Sistemi yeniden demokrasi rayına oturtmak için bir araya geldiklerini beyan eden partilerden oluşan Millet İttifakı, demokrasinin olmazsa olmazı laikliğin savunucusu konumunda değil. Bu, tarikat ve cemaat cenderesindeki Türkiye’de inandırıcılığı sorgulatan çok büyük bir çelişki...

Aslında bu yazıyı bir okuyucumdan gelen “Kime oy vereceğiz” sorusu üzerine yazdım. Elbette herkes kendi aklı ve vicdanı ile kararını verecek ama karşımızdaki manzara şu:

AKP ve MHP’nin hazırladığı Seçim Yasası değişikliği teklifi TBMM Genel Kurulu’nda görüşülüyor. Bu teklifte yer alan bir düzenleme seçimin kaderini belirleyecek nitelikte. 

Mevcut kanuna göre, oylar önce ittifak partilerine dağıtılıyor, partiler milletvekili paylaşımı usulüne göre kendi arasında dağıtımını yapıyor. Teklifteki “artık oy” uygulamasını sonlandıran düzenleme ise oy oranı az olan partilerin ittifak içerisinde yer alması durumunda milletvekili çıkarabilmesini neredeyse olanaksız kılıyor. 

AKP-MHP teklifinin yasalaşması durumunda, oy oranı düşük olan partilerin ittifak içinde kalması, bu açıdan işlevini yitirecek.

SOLA DÜŞEN GÖREV HAYATİ

Öyle görünüyor ki bu seçimde muhalif seçmenlerin tercihini, büyük ölçüde, gazete manşetlerinde “Cumhur İttifakı kazandı” başlığını görmeme arzusu yönlendirecek. 

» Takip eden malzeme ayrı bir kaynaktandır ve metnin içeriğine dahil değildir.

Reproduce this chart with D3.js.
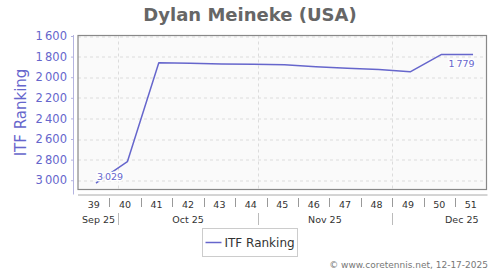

Bunun bedeli “CHP-Sağ İttifak kazandı” gerçeği olsa da... 

Bu durumda yine kutlama yapılacak. Çünkü halk, 20 yıldır sırtına binen AKP kamburundan kurtulmak zorunda.

Ne acıdır ki Türkiye, siyasal İslam baskısı altında nefes alamazken, halkın önüne alternatif olarak konulan da sağ ittifak oluyor. Bu, yürek yakan bir açmazdır. 

Bu ucube sistemin içinde solun sesini duyurması, ittifaklar ülkeyi sağa çektikçe tüm gücüyle sola yönlendirmesi, Türkiye için hayatidir. 

Çünkü emekçilerden yana bir sistem, demokrasi ve onun olmazsa olmaz koşulu laiklik, sağcıların egemenliğinde mümkün değildir ve bu ülke onlara bırakılamayacak kadar önemlidir!